Comparison: Strategies of Resistance

Strategy Key Examples Strengths Limitations
Peaceful Protest March 1st Movement (1919) Mass mobilization; international attention; demonstrated broad support Met with violent suppression; limited immediate political impact
Diplomatic Action Provisional Government lobbying; Syngman Rhee’s efforts in the US Built international awareness; established institutional legitimacy Major powers largely declined to challenge Japan until WWII
Armed Resistance Korean Liberation Army; guerrilla fighters in Manchuria Maintained active military pressure on Japan Outgunned and outresourced; high casualties
Cultural Preservation Korean Language Society; Korean-language publishing Preserved national identity across generations Vulnerable to suppression; required secrecy

Liberation and Legacy

Liberation came not through any single act of Korean resistance but through Japan’s defeat in World War II. On August 15, 1945 — a date Koreans call Gwangbokjeol (광복절), meaning “the day of the restoration of light” — Emperor Hirohito announced Japan’s surrender. Koreans across the peninsula and around the world erupted in celebration. Thirty-five years of colonial rule were over.

The immediate aftermath of liberation, however, was complicated. The peninsula was divided along the 38th parallel by the United States and the Soviet Union, setting the stage for the eventual creation of two separate Korean states — the Republic of Korea in the south and the Democratic People’s Republic of Korea in the north. Leaders of the independence movement found themselves on different sides of the ideological divide.

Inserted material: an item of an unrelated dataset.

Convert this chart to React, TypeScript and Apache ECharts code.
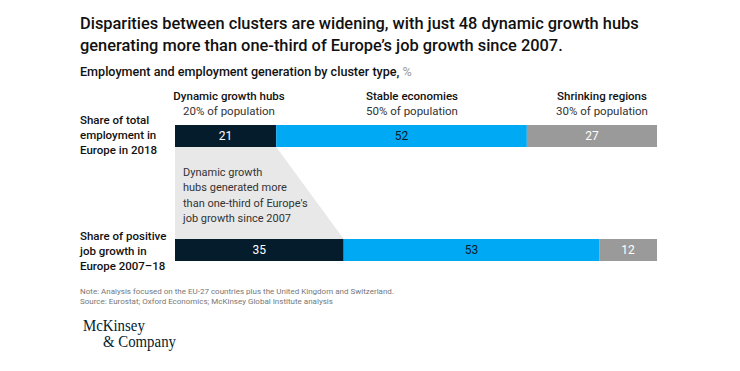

Syngman Rhee became the first president of South Korea; Kim Gu, who opposed the division of the peninsula, was assassinated in 1949. The movement’s dream of a unified, independent Korea remained only partially fulfilled.

Yet the legacy of the independence movement endures powerfully in Korean national consciousness. March 1st is a national holiday in South Korea, observed with solemn ceremonies and the public reading of the 1919 Declaration of Independence. The 33 signatories of that declaration are honored as national heroes. The Provisional Government’s constitution is considered a foundational document of the Republic of Korea. And the spirit of the Samil Movement — the conviction that an entire people’s collective will could challenge even overwhelming power — has echoed through subsequent generations of Korean political and civic life, including the pro-democracy movements of the 1980s.